I'm still plugging away as a midwife. It's been so wonderful to have my passion back for being a midwife. I'm still in the same practice that is much closer to home for me and overall have been very happy. There have been some struggles but I'm overcoming them now that I've been here for over a year. The biggest two struggles have been the large religious population that comes to this practice and a midwife who was specialing lots of the patients.
Why would the religious crew be a struggle, you ask? Well, I'm not a religious kinda gal. I have a more alternative look about me which doesn't jive with this crowds' look. I just don't fit it in. So, I've had some issues with gaining their trust. But, boy, once they birth with me, I'm their new best friend! LOL. I have mad labor and birth skills and I know it! Just kidding....sorta....
What I've noticed about the crowd out here where I live is that, there's definitely this dependency vibe going on. Once they have birthed with you - there can't possibly ever be another midwife who can support them. Hence my partner (now ex-partner as she moved on to another opportunity) specialing so many women. She had been there for quite some time and had built up quite the following. It's crazy, cause they become so dedicated to their midwife. So when my partner moved on, it was hell to try and get some of the women who stayed at my practice to give me a chance (and the other partner - who hasn't worked out very well in terms of fitting with the practice). In fact, there were a few who decided to have the doctor attend them in labor instead of getting to know us two remaining midwives. I don't understand that.....if you truly wanted midwifery care then why would you give that up so easily. Then I realized that for some, it wasn't about midwifery care....it was about having a provider they knew well. I have had to coach myself to not take it personally....considering that many never even met me!

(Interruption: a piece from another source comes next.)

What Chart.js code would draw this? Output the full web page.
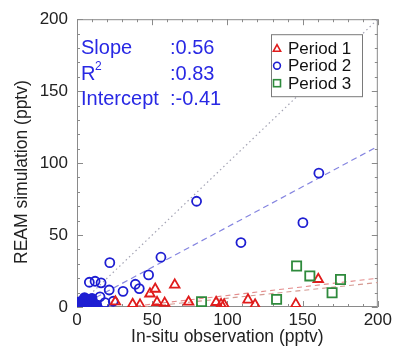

My current remaining partner hasn't been a big hit....frankly, she was the doctor's choice, not ours. She doesn't even know why she became a midwife....there's no passion or genuine love for midwifery. It's puzzled me more than once. I really like her sense of humor but I think there are some issues with her communication style. I've now found myself being asked frequently to special patients. What a 360! I'm trying not to do it too much but it's hard sometimes saying no. I have a greater appreciation for those struggles with my ex-partner (who I do miss very much even though her leaving has made a huge improvement in my satisfaction with my job). So my current partner is moving away and it will just be me for awhile. I'm excited but nervous as I've never been a solo midwife. I'm hoping it doesn't get too busy and I get too overwhelmed. That could potentially take a toll on my health. We do have someone in mind for replacement but I'm not sure yet if that is going to go through. If it does, it will still take a couple months to get her up and running. I'm totally psyched for this midwife as I think she will be a good fit and I really like her.
Meanwhile, my old partner is lobbying for me to come join her at her new practice. I'm torn about that. I am so much happier being out in the sun now, instead of in the shadows. Would I really want to put myself back in that position? But on the flip side - her place has health benefits that would be very important to me and my family that my current practice doesn't have. I don't have to worry about a decision now since they aren't ready for a new midwife yet. But when the time comes, that won't be an easy decision to make.
On the personal side of things.....well, wow - lots of change there as well. As you recall, I have a sick husband - he's doing quite well after having a LVAD (left ventricular assist device) put in earlier this year. There's a whole other blog about all that sort of drama (that blog reveals everything about our real identities so you gotta give me a heads up if you want an invite to that). But he's doing amazing and also still waiting for a heart transplant. Our kids are their usual pesky and lovable selves.
So, last post for another 8 months? Maybe. Maybe not. We shall see!